The first rule of Fight Club is you do not talk about Fight Club. The Sixteen Thirty Fund, an offshoot of the left-wing dark money behemoth Arabella Advisors, tried to enforce that dictum when recruiting an army of handsomely paid left-wing influencers to spout Democratic talking points through an effort called “Chorus.”
Contracts reviewed by Wired stipulated that they weren’t supposed to reveal their affiliation with the Sixteen Thirty Fund or tell anybody they were being paid to mouth Democratic Party shibboleths. Presumably that includes complaining to reporters about the stringent terms of the contract and the astroturf nature of the project to “build new infrastructure to fund independent progressive voices online at scale.” Oops.
According to Wired, some of the online Left’s biggest names—including Olivia Julianna, who spoke at the 2024 Democratic National Convention; the “nonbinary content creator” Adesso Laurenzo, who boasts nearly one million TikTok followers; and Aaron Parnas, a social media journalist described by Rolling Stone as “a sort of 20-something Walter Cronkite”—expressed interest. Then they read Chorus’s proposed contract. It included the following terms, according to Wired:
- Influencers cannot disclose their affiliation with Chorus or the Sixteen Thirty Fund.
- Influencers cannot disclose “the identity of any Funder” or reveal they’re being paid.
- Influencers “must funnel all bookings with lawmakers and political leaders through Chorus,” even those organized independently.
- Influencers cannot use their monthly stipend “to make content that supports or opposes any political candidate or campaign without express authorization from Chorus in advance and in writing.”
- Influencers must attend “regular advocacy trainings,” “daily messaging check-ins,” and biweekly “newsroom” events with lawmakers and other figures.
- Influencers must remove content created at said events if Chorus requests them to do so.
Chorus gave the influencers two days to sign the contract and barred prospective affiliates from enlisting their lawyers to request changes.
On a Zoom call with the influencers, a partner at Democratic fixer Marc Elias’s Elias Law Group, Graham Wilson, boasted that “housing” Chorus through a nonprofit gave them “some real great advantages.”
“It gives us the ability to raise money from donors,” he said, according to Wired. “It also, with this structure, it avoids a lot of the public disclosure or public disclaimers—you know, ‘Paid for by blah blah blah blah’—that you see on political ads.
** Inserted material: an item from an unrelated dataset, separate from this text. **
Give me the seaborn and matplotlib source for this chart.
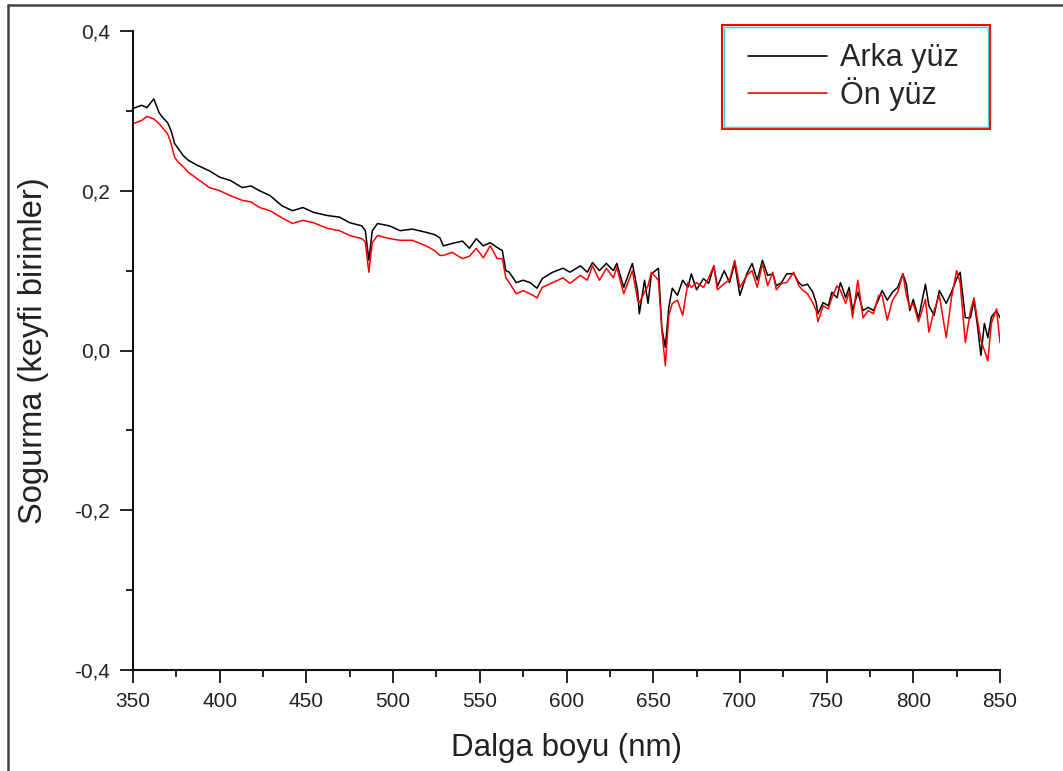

We don’t need to deal with any of that. Your names aren’t showing up on, like, reports filed with the FEC.” (Elias Law Group made national headlines when it threatened to stop work for longtime client Media Matters if it didn’t fork over $2.25 million in unpaid bills.)
Many of the influencers approached to join Chorus expressed concerns over the setup in a group chat. “Nonbinary content creator” Laurenzo floated sending a “joint email” requesting changes, while a “reproductive justice influencer named Pari” said there were “at least 4 other things that should change.”
Ultimately, most of them fell in line. “I don’t feel strongly about pushing tbh,” wrote Parnas, the young Cronkite. “They aren’t going to modify it anymore. Seems like a take it or leave it.”